The committee headed by former bureaucrat Indu Kumar Pande is already half way through with the report and is likely to submit it by the end of next week. The financial health of the state is a cause for concern and the BJP and the Comptroller Auditor General (CAG) have repeatedly told the government to take suitable measures to rein in escalating non-plan expenditure.

The government has no funds to take up new projects. It faced problems trying to arrange funds for disbursing salaries to its employees in November and December. Further, once the pay commission recommendations are implemented, the state’s problems are expected to increase.

According to the Finance Department, Uttarakhand will need a budget of Rs 12,000 crore for making payments (salaries, allowances) to its government employees and pensioners, once the go-ahead is given to the implementation of the Seventh Pay Commission report.

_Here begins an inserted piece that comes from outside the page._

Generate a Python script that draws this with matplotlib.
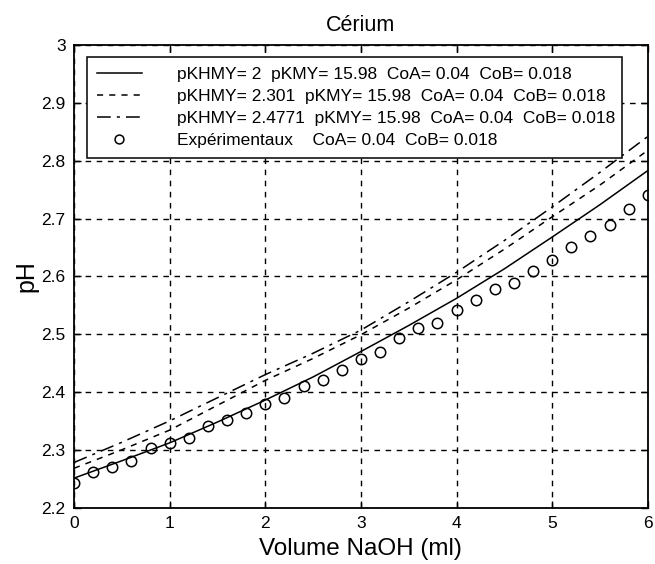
import matplotlib
matplotlib.use('Agg')
import matplotlib.pyplot as plt

plt.rcParams['font.family'] = ['Liberation Sans', 'DejaVu Sans']

# experimental points
vol_exp = [0, 0.2, 0.4, 0.6, 0.8, 1.0, 1.2, 1.4, 1.6, 1.8, 2.0, 2.2, 2.4, 2.6, 2.8, 3.0,
           3.2, 3.4, 3.6, 3.8, 4.0, 4.2, 4.4, 4.6, 4.8, 5.0, 5.2, 5.4, 5.6, 5.8, 6.0]
ph_exp = [2.242, 2.261, 2.271, 2.281, 2.303, 2.311, 2.321, 2.342, 2.352, 2.364, 2.380,
          2.390, 2.410, 2.421, 2.438, 2.457, 2.470, 2.493, 2.510, 2.519, 2.541, 2.559,
          2.579, 2.589, 2.610, 2.628, 2.651, 2.669, 2.689, 2.717, 2.740]

# calculated curves
vol_calc = [0, 0.5, 1.0, 1.5, 2.0, 2.5, 3.0, 3.5, 4.0, 4.5, 5.0, 5.5, 6.0]
ph_2 = [2.251, 2.281, 2.312, 2.348, 2.386, 2.426, 2.470, 2.515, 2.562, 2.613, 2.668, 2.724, 2.783]
ph_2301 = [2.268, 2.300, 2.334, 2.377, 2.420, 2.458, 2.499, 2.545, 2.594, 2.647, 2.703, 2.758, 2.818]
ph_24771 = [2.278, 2.313, 2.350, 2.390, 2.430, 2.467, 2.507, 2.556, 2.607, 2.662, 2.720, 2.780, 2.842]

labels = ['pKHMY= 2  pKMY= 15.98  CoA= 0.04  CoB= 0.018',
          'pKHMY= 2.301  pKMY= 15.98  CoA= 0.04  CoB= 0.018',
          'pKHMY= 2.4771  pKMY= 15.98  CoA= 0.04  CoB= 0.018',
          'Expérimentaux    CoA= 0.04  CoB= 0.018']

fig = plt.figure(figsize=(6.55, 5.64), dpi=100)
ax = fig.add_axes([0.113, 0.100, 0.876, 0.820])

ax.plot(vol_calc, ph_2, color='black', lw=1.1, linestyle='-', label=labels[0])
ax.plot(vol_calc, ph_2301, color='black', lw=1.1, linestyle=(0, (4, 4)), label=labels[1])
ax.plot(vol_calc, ph_24771, color='black', lw=1.1, linestyle=(0, (9, 4, 2, 4)), label=labels[2])
ax.plot(vol_exp, ph_exp, 'o', mfc='none', mec='black', ms=7.5, mew=1.1, label=labels[3])

ax.set_xlim(0, 6)
ax.set_ylim(2.2, 3.0)
ax.set_xticks([0, 1, 2, 3, 4, 5, 6])
ax.set_yticks([2.2, 2.3, 2.4, 2.5, 2.6, 2.7, 2.8, 2.9, 3.0])
ax.set_yticklabels(['2.2', '2.3', '2.4', '2.5', '2.6', '2.7', '2.8', '2.9', '3'])
ax.grid(True, color='black', linestyle=(0, (4, 4)), lw=1.0)
ax.tick_params(direction='in', top=True, right=True, labelsize=12.5, length=5, width=1, pad=6)
for s in ax.spines.values():
    s.set_linewidth(1.3)

ax.set_title('Cérium', fontsize=15.5, pad=10)
ax.set_xlabel('Volume NaOH (ml)', fontsize=17.5, labelpad=5)
ax.set_ylabel('pH', fontsize=18, labelpad=2)

leg = ax.legend(loc='upper left', bbox_to_anchor=(0.023, 0.974, 0.932, 0.0), mode='expand',
                fontsize=12.5, frameon=True, fancybox=False, edgecolor='black',
                handlelength=2.6, handletextpad=2.0, borderpad=0.55, labelspacing=0.40,
                borderaxespad=0, markerscale=0.85)
leg.get_frame().set_linewidth(1.1)
leg.get_frame().set_alpha(1)

fig.savefig('out.png', dpi=100)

According to a CAG report, successive Uttarakhand governments have been freely borrowing from the market. The market borrowing has steadily increased since 2010-2011 when it was 14 per cent and in 2014-2015 it was 19.13 per cent. The government utilised on an average 25 per cent of the fresh borrowings for 2010-2011 to 2014-2015 for making repayments of matured market loans whereas on an average 74.96 per cent was applied for capital repayment.

The payment of matured market loans from fresh loans was against the provisions of the Fiscal Responsibility and Budget Management Act (FRBMA) 2003, which the Uttarakhand government has been violating. Even this year, fresh loans were raised from the market to pay accrued interest on previous loans.

The state spends a major chunk of the non-plan expenditure on salaries and pensions of employees. The expenditure on pension payment was Rs 2,452 crore in 2014-2015 and this is expected to rise with the implementation of the pay commissions recommendations.